2019 Yılı Sınıf Mücadelesinin Yükseldiği Yıl Olsun

Türkiye Komünist Partisi Merkez Komitesi’nin 8 Ocak 2019 Tarihli Açıklaması

2019 Yılı Sınıf Mücadelesinin Yükseldiği Yıl Olsun

2018 yılı irili ufaklı ama çok yaygın işçi direnişleri, grevleri, eylemleri ile geçti. Ülke çapında milyonlar 1 Mayıs eylemlerine katıldı. Sendikaların görevleri ve duruşları daha fazla sorgulanır oldu.

Bütün bu gelişmeler MHP destekli AKP-Saray rejiminin tepkileri ile karşılaştı. Grevler ertelendi, direnişler ve eylemlere saldırılar oldu. Mikrofonu eline alan devlet temsilcileri, sermayenin temsilcileri olduklarını hiç bir şekilde unutturmayacak beyanatlar verdiler.

Buna karşılık önceki yıllarda esen “Metal Fırtına” rüzgarına rağmen, büyük sanayii işletmelerinde sessizlik hakimdi. Devlet tüm olanaklarını kullanarak ve kontrolündeki sarı sendikaları devreye sokarak gelişmeleri “kontrol altına” aldı. Sınıf ve Kitle Sendikası iddiasında olanlar yeterli direngenliği ve üstlerine düşen sorumluluğa koşut çalışmaları gerçekleştirmiyorlar. “Metal Fırtına”’nın estiği bölgelerde 2018 ekonomik krizi nedeniyle ciddi tehlikeler var. Bazı büyük fabrikalar vardiya iptal ettiler, üretime ara verip ücretsiz izin kullandırdılar. Kimi büyük yan sanayii işletmeleri kapandı, kimileri el değiştirdi ve tenkisat yaşadı. Önümüzdeki dönemde de durumun iyileşmesi beklenmemeli.

Krizin doğurduğu sorunlardan etkilenen ve etkilenecek fabrika ve işletmelerin işçi personelinin büyük çoğunluğu burjuva partilerine ve en başta AKP ve MHP’ye ardından da CHP’ye oy veriyorlar. Flormar Direnişi bu tablonun gün yüzüne açıkça yansıdığı direniştir. Bizler büyük veya küçük olsun bütün direniş ve eylemlerde aynı gerçeklikle karşılaşıyoruz.
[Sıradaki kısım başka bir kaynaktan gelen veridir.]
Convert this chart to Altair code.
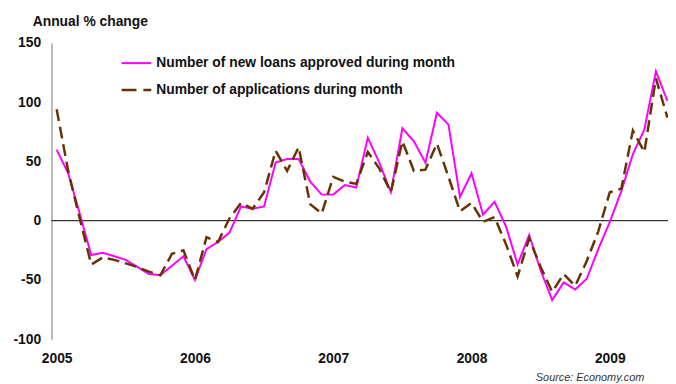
import altair as alt
import pandas as pd

# ---------------- data ----------------
months = [
    "2005-01", "2005-02", "2005-03", "2005-04", "2005-05", "2005-06",
    "2005-07", "2005-08", "2005-09", "2005-10", "2005-11", "2005-12",
    "2006-01", "2006-02", "2006-03", "2006-04", "2006-05", "2006-06",
    "2006-07", "2006-08", "2006-09", "2006-10", "2006-11", "2006-12",
    "2007-01", "2007-02", "2007-03", "2007-04", "2007-05", "2007-06",
    "2007-07", "2007-08", "2007-09", "2007-10", "2007-11", "2007-12",
    "2008-01", "2008-02", "2008-03", "2008-04", "2008-05", "2008-06",
    "2008-07", "2008-08", "2008-09", "2008-10", "2008-11", "2008-12",
    "2009-01", "2009-02", "2009-03", "2009-04", "2009-05", "2009-06",
]

loans_approved = [
    60, 40, 6, -29, -27, -30, -33, -39, -45, -46, -38, -30,
    -50, -24, -18, -10, 12, 10, 12, 49, 52, 52, 33, 22,
    22, 30, 28, 70, 49, 24, 78, 67, 49, 91, 81, 20,
    40, 5, 16, -5, -37, -12, -42, -67, -52, -58, -49, -24,
    -1, 25, 56, 77, 126, 101,
]

applications = [
    94, 42, 2, -37, -31, -33, -36, -39, -43, -46, -28, -25,
    -50, -14, -18, 2, 15, 10, 24, 59, 42, 62, 14, 6,
    37, 33, 31, 58, 44, 24, 67, 42, 43, 65, 37, 8,
    15, -1, 3, -20, -47, -15, -39, -60, -45, -55, -34, -9,
    24, 27, 76, 58, 120, 87,
]

series_names = [
    "Number of new loans approved during month",
    "Number of applications during month",
]
series_colors = ["#FF00FF", "#663300"]

year_labels = ["2005", "2006", "2007", "2008", "2009"]
year_ticks = [0, 12, 24, 36, 48]
y_ticks = [-100, -50, 0, 50, 100, 150]
y_title = "Annual % change"
source_text = "Source: Economy.com"

# ---------------- tables ----------------
loans_df = pd.DataFrame({"t": list(range(len(months))), "month": months,
                         "value": loans_approved, "series": series_names[0]})
apps_df = pd.DataFrame({"t": list(range(len(months))), "month": months,
                        "value": applications, "series": series_names[1]})
legend_df = pd.DataFrame({"series": series_names, "color": series_colors})

FONT = "Liberation Sans"
TXT = "#111111"

label_expr = ("[" + ",".join(f"'{s}'" for s in year_labels) + "][indexof(["
              + ",".join(str(v) for v in year_ticks) + "], datum.value)]")

x_enc = alt.X(
    "t:Q",
    scale=alt.Scale(domain=[-0.45, 53.05], nice=False, zero=False),
    axis=alt.Axis(values=year_ticks, labelExpr=label_expr, domain=False,
                  ticks=False, tickSize=0, grid=False, title=None,
                  labelFont=FONT, labelFontSize=14, labelFontWeight="bold",
                  labelColor=TXT, labelPadding=20, labelBaseline="middle",
                  labelFlush=False),
)
y_enc = alt.Y(
    "value:Q",
    scale=alt.Scale(domain=[-100, 150], nice=False, zero=False),
    axis=alt.Axis(values=y_ticks, labelExpr="'' + datum.value",
                  domain=True, domainColor="#777777",
                  domainWidth=1, ticks=False, tickSize=0, grid=False,
                  title=None, labelFont=FONT, labelFontSize=14,
                  labelFontWeight="bold", labelColor=TXT, labelPadding=11),
)

zero_line = alt.Chart(pd.DataFrame({"value": [0]})).mark_rule(
    color="black", strokeWidth=1
).encode(y="value:Q")

loans_line = alt.Chart(loans_df).mark_line(
    color=series_colors[0], strokeWidth=2
).encode(x=x_enc, y=y_enc)

apps_line = alt.Chart(apps_df).mark_line(
    color=series_colors[1], strokeWidth=2.5, strokeDash=[12, 6]
).encode(x="t:Q", y="value:Q")

# legend (drawn by hand, as in the original)
leg1_line = alt.Chart(legend_df.iloc[[0]]).mark_rule(
    color=series_colors[0], strokeWidth=2
).encode(x=alt.value(71), x2=alt.value(101), y=alt.value(20.5))
leg2_line = alt.Chart(legend_df.iloc[[1]]).mark_rule(
    color=series_colors[1], strokeWidth=2.5, strokeDash=[15, 7]
).encode(x=alt.value(71), x2=alt.value(101), y=alt.value(47.7))
leg1_text = alt.Chart(legend_df.iloc[[0]]).mark_text(
    align="left", baseline="middle", font=FONT, fontSize=14,
    fontWeight="bold", color=TXT
).encode(x=alt.value(106), y=alt.value(20.5), text="series:N")
leg2_text = alt.Chart(legend_df.iloc[[1]]).mark_text(
    align="left", baseline="middle", font=FONT, fontSize=14,
    fontWeight="bold", color=TXT
).encode(x=alt.value(106), y=alt.value(47.7), text="series:N")

title_text = alt.Chart(pd.DataFrame({"label": [y_title]})).mark_text(
    align="left", baseline="middle", font=FONT, fontSize=14,
    fontWeight="bold", color=TXT
).encode(x=alt.value(-19), y=alt.value(-21), text="label:N")

src_text = alt.Chart(pd.DataFrame({"label": [source_text]})).mark_text(
    align="right", baseline="middle", font=FONT, fontSize=11,
    fontStyle="italic", color="#333333"
).encode(x=alt.value(600), y=alt.value(339), text="label:N")

chart = alt.layer(
    zero_line, loans_line, apps_line,
    leg1_line, leg2_line, leg1_text, leg2_text, title_text, src_text,
).properties(
    width=624, height=300,
    autosize=alt.AutoSizeParams(type="none"),
    padding={"left": 44, "top": 33, "right": 0, "bottom": 43},
    background="white",
).configure_view(stroke=None)

chart.save("out.html", embed_options={"renderer": "svg", "actions": False})
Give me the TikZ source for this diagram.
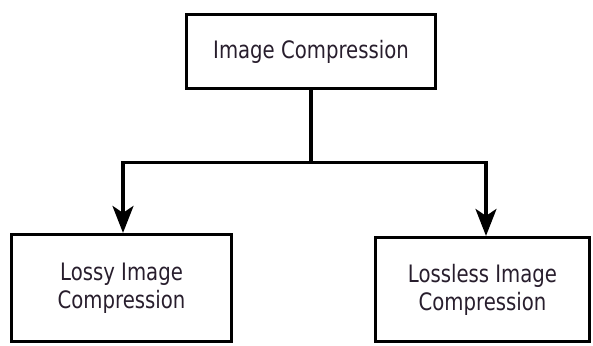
\documentclass[tikz,border=0pt]{standalone}
\usepackage{fontspec}
\setmainfont{DejaVu Sans}[FakeStretch=0.82]
\usetikzlibrary{arrows.meta}
\definecolor{txt}{RGB}{40,30,45}
\begin{document}
\begin{tikzpicture}[x=1pt,y=-1pt,
  box/.style={draw=black,line width=3.2pt,fill=white,inner sep=0pt,
    font=\fontsize{24}{28}\selectfont,text=txt,align=center},
  conn/.style={draw=black,line width=3.2pt},
  arr/.style={conn,-{Stealth[length=27pt,width=21pt,inset=7pt]}}]
\useasboundingbox (0,0) rectangle (593,345);
\fill[white] (0,0) rectangle (593,345);
\node[box,minimum width=249pt,minimum height=74pt] (top) at (311,51.5) {Image Compression};
\node[box,minimum width=220pt,minimum height=107pt] (left) at (121.5,288) {Lossy Image\\Compression};
\node[box,minimum width=214pt,minimum height=104pt] (right) at (482.5,289.5) {Lossless Image\\Compression};
\coordinate (bm) at (311,162.5);
\coordinate (bl) at (123,162.5);
\coordinate (br) at (486,162.5);
\draw[conn] (top.south) -- (bm);
\draw[conn,line cap=rect] (bl) -- (br);
\draw[arr] (bl) -- (bl |- left.north);
\draw[arr] (br) -- (br |- right.north);
\end{tikzpicture}
\end{document}
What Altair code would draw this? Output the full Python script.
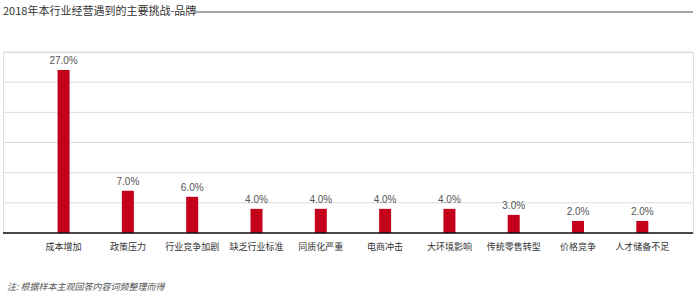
import altair as alt
import pandas as pd

categories = ["成本增加", "政策压力", "行业竞争加剧", "缺乏行业标准", "同质化严重",
              "电商冲击", "大环境影响", "传统零售转型", "价格竞争", "人才储备不足"]
values = [27, 7, 6, 4, 4, 4, 4, 3, 2, 2]
title_text = "2018年本行业经营遇到的主要挑战-品牌"
note_text = "注: 根据样本主观回答内容词频整理而得"
y_ticks = [5, 10, 15, 20, 25, 30]

df = pd.DataFrame({"cat": categories, "v": values})
FONT = "Noto Sans CJK SC"
W, H = 690, 181
yscale = alt.Scale(domain=[0, 30], nice=False)

xenc = alt.X("cat:N", sort=categories,
             scale=alt.Scale(paddingInner=0.81, paddingOuter=0.77, align=0.55),
             axis=alt.Axis(title=None, labelAngle=0, ticks=False, domain=False,
                           labelPadding=9, labelFontSize=9, labelColor="#333",
                           labelFont=FONT, grid=False))
yenc = alt.Y("v:Q", scale=yscale, axis=None)

grid = alt.Chart(pd.DataFrame({"g": y_ticks})).mark_rule(color="#dcdcdc", strokeWidth=1).encode(
    x=alt.value(0), x2=alt.value(W), y=alt.Y("g:Q", scale=yscale, axis=None))

base = alt.Chart(df)
bars = base.mark_bar(color="#C4001A", size=12).encode(x=xenc, y=yenc)
labels = base.transform_calculate(lab="format(datum.v, '.1f') + '%'").mark_text(
    dy=-4, fontSize=10, color="#555", font="Liberation Sans", baseline="bottom"
).encode(x=alt.X("cat:N", sort=categories), y="v:Q", text="lab:N")

baseline = alt.Chart(pd.DataFrame({"a": [0]})).mark_rule(color="#111", strokeWidth=1.5).encode(
    x=alt.value(0), x2=alt.value(W), y=alt.value(H))

title = alt.Chart(pd.DataFrame({"t": [title_text]})).mark_text(
    align="left", baseline="middle", fontSize=11, color="#333", font=FONT
).encode(x=alt.value(0), y=alt.value(-40), text="t:N")
title_line = alt.Chart(pd.DataFrame({"a": [0]})).mark_rule(color="#888", strokeWidth=1.5).encode(
    x=alt.value(190), x2=alt.value(W), y=alt.value(-40))
note = alt.Chart(pd.DataFrame({"t": [note_text]})).mark_text(
    align="left", baseline="middle", fontSize=9, color="#555", font=FONT, fontStyle="italic"
).encode(x=alt.value(4), y=alt.value(235), text="t:N")

chart = alt.layer(grid, bars, labels, baseline, title, title_line, note).properties(
    width=W, height=H,
    autosize=alt.AutoSizeParams(type="none"),
    padding={"left": 3, "top": 52, "right": 7, "bottom": 64},
).configure_view(stroke=None).configure(background="white")

chart.save("out.html", embed_options={"renderer": "svg", "actions": False})
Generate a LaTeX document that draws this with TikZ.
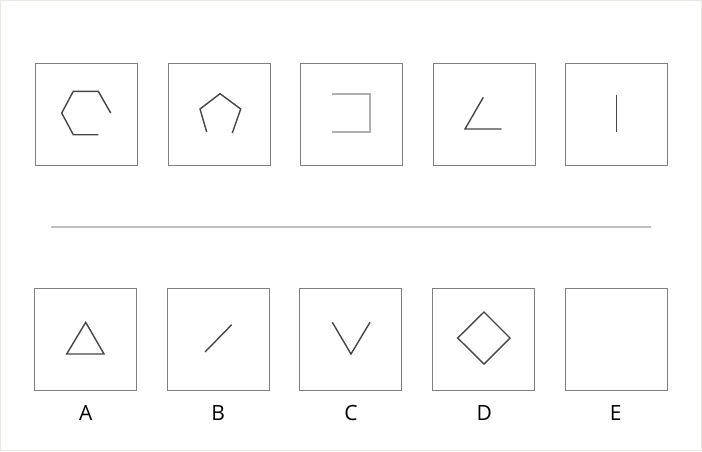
\documentclass[tikz,border=0pt]{standalone}
\usepackage{fontspec}
\setmainfont{Open Sans}
\definecolor{boxgray}{RGB}{128,128,128}
\definecolor{figdark}{RGB}{70,70,70}
\definecolor{figlight}{RGB}{175,175,175}
\definecolor{sepgray}{RGB}{190,190,190}
\definecolor{framegray}{RGB}{236,233,226}
\begin{document}
\begin{tikzpicture}[x=1pt,y=-1pt,
  panel/.style={draw=boxgray,line width=1.2pt,minimum width=102pt,minimum height=102pt,inner sep=0pt,anchor=north west},
  fig/.style={draw=figdark,line width=1.4pt,line join=miter},
  figl/.style={draw=figlight,line width=1.6pt},
  lab/.style={font=\fontsize{21}{24}\selectfont,text=black,inner sep=0pt}]
\useasboundingbox (0,0) rectangle (702,451);
\draw[framegray,line width=1pt] (0.5,0.5) rectangle (701.5,450.5);
% top row
\node[panel] (t1) at (34.5,62.5) {};
\node[panel] (t2) at (167.5,62.5) {};
\node[panel] (t3) at (299.5,62.5) {};
\node[panel] (t4) at (432.5,62.5) {};
\node[panel] (t5) at (564.8,62.5) {};
\draw[fig] (110.7,113)--(98.3,91.3)--(73.3,91.3)--(61.7,113)--(73.3,134.7)--(98.3,134.7);
\draw[fig] (206.7,132)--(200,109)--(220,93.7)--(240.7,109)--(232.3,133);
\draw[figl] (332.3,94)--(370,94)--(370,132)--(332.3,132);
\draw[fig] (483.3,97.3)--(465,129)--(501.7,129);
\draw[fig] (616.7,94.7)--(616.7,132);
% separator
\coordinate (s1) at (51,226.5);
\coordinate (s2) at (651,226.5);
\draw[sepgray,line width=2pt] (s1)--(s2);
% bottom row
\node[panel] (b1) at (34.2,287.5) {};
\node[panel] (b2) at (166.8,287.5) {};
\node[panel] (b3) at (299.2,287.5) {};
\node[panel] (b4) at (431.8,287.5) {};
\node[panel] (b5) at (564.5,287.5) {};
\draw[fig] (85.7,322.3)--(66.7,354)--(104,354)--cycle;
\draw[fig] (205,352)--(231.7,324.7);
\draw[fig] (332.3,322.3)--(351,354)--(370,322.3);
\draw[fig] (484,312)--(510,338)--(484,364)--(457.7,338)--cycle;
\node[lab] (la) at (85.7,412.5) {A};
\node[lab] (lb) at (218.3,412.5) {B};
\node[lab] (lc) at (351,412.5) {C};
\node[lab] (ld) at (484.3,412.5) {D};
\node[lab] (le) at (615.7,412.5) {E};
\end{tikzpicture}
\end{document}
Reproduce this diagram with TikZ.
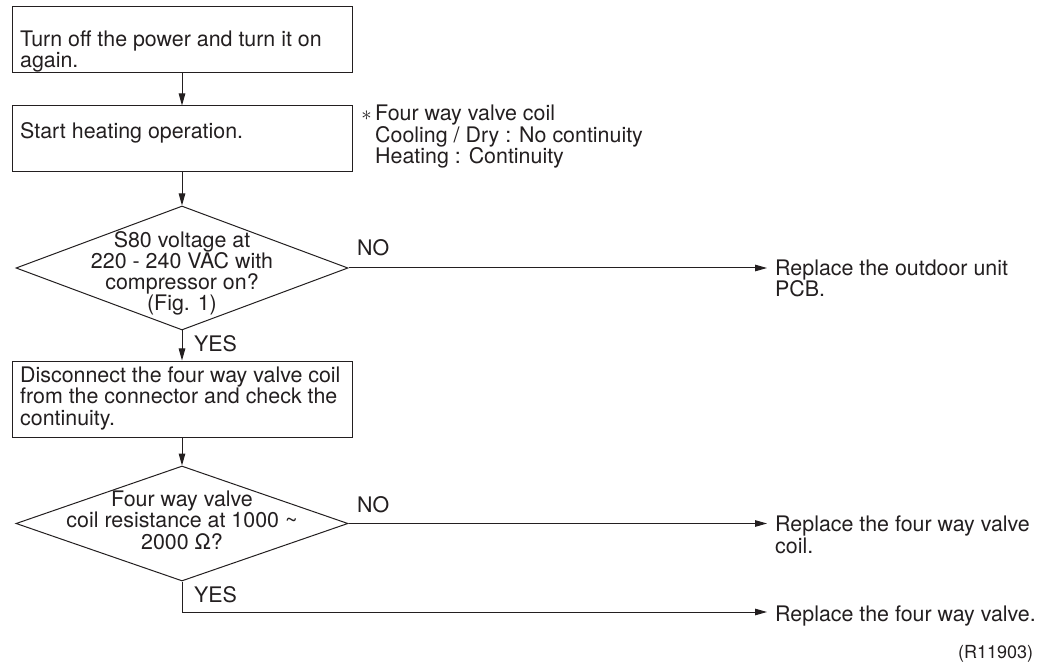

Ve bu işçiler, yaşadıkları sonucunda gerçeklerle yüzleşmiş oluyorlar. Mücadelenin içinde önce sendikal ve sonra da sınıfsal bilinç kazanmaları gerekiyor. Bunun için ise onu yaşama geçirecek sendikalara ve o sendikalarda o düzeyi yakalatacak bilinçli öncü işçilere görev düşmektedir. İşyerlerinde ve mahallelerde İşçi Komitelerinin ve Emek Konseyleri’nin kurulması, olanların güçlendirilmesi bu sürecin yaşama geçirilmesinde belirleyici önem taşımaktadır. Bu süreci yürütmek ve yönetmek görevi de komünistlerin, yani partimiz Türkiye Komünist Partisi’nin görevidir.

31 Mart 2019’da Mahalli İdare Seçimleri, yani Yerle Seçimler gerçekleştirilecek. Bu tarihten sonra dört buçuk yıl, olağanüstü bir seçim olmazsa, seçim olmayacak. Ülke ekonomik ve siyasi olarak derin bir kriz yaşıyor. Egemen sınıfların ve onların iktidarlarının bu sorunları çözmeleri mümkün değil. Onun için baskı, yasaklama, terör ve savaş politikaları ile iktidarlarını sürdürmeye çalışıyorlar. Bu ülkede seçimlerle düzenin değişmesi mümkün değildir. Ancak seçimler ve seçim süreçleri işçi ve emekçi halkların eğitimi ve bilinçledirilmesi açısından önemli olanaklar yaratmaktadır. Bu seçimlerde MHP destekli AKP-Saray rejimine mümkün olan en azami yenilgiyi yaşatmak onların bedenlerinde yeni yaralar açacaktır. O nedenle işçi ve emekçi hakları ile yürütülen mücadeleyi, yerel seçimler için yürütülecek mücadele ile birlikte yürütmek gerekmektedir. AKP’ye, MHP’ye ve diğer düzen partilerine oy vermiş işçi ve emekçiler arasında sistemli ve planlı bir çalışma yürütmek önemlidir.  Bu şekilde bir yandan MHP destekli AKP-Saray rejimi zayıflatılmış, diğer yandan ise işçi ve emekçilerin sınıf mücadelesini güçlendirmek mümkün olacaktır.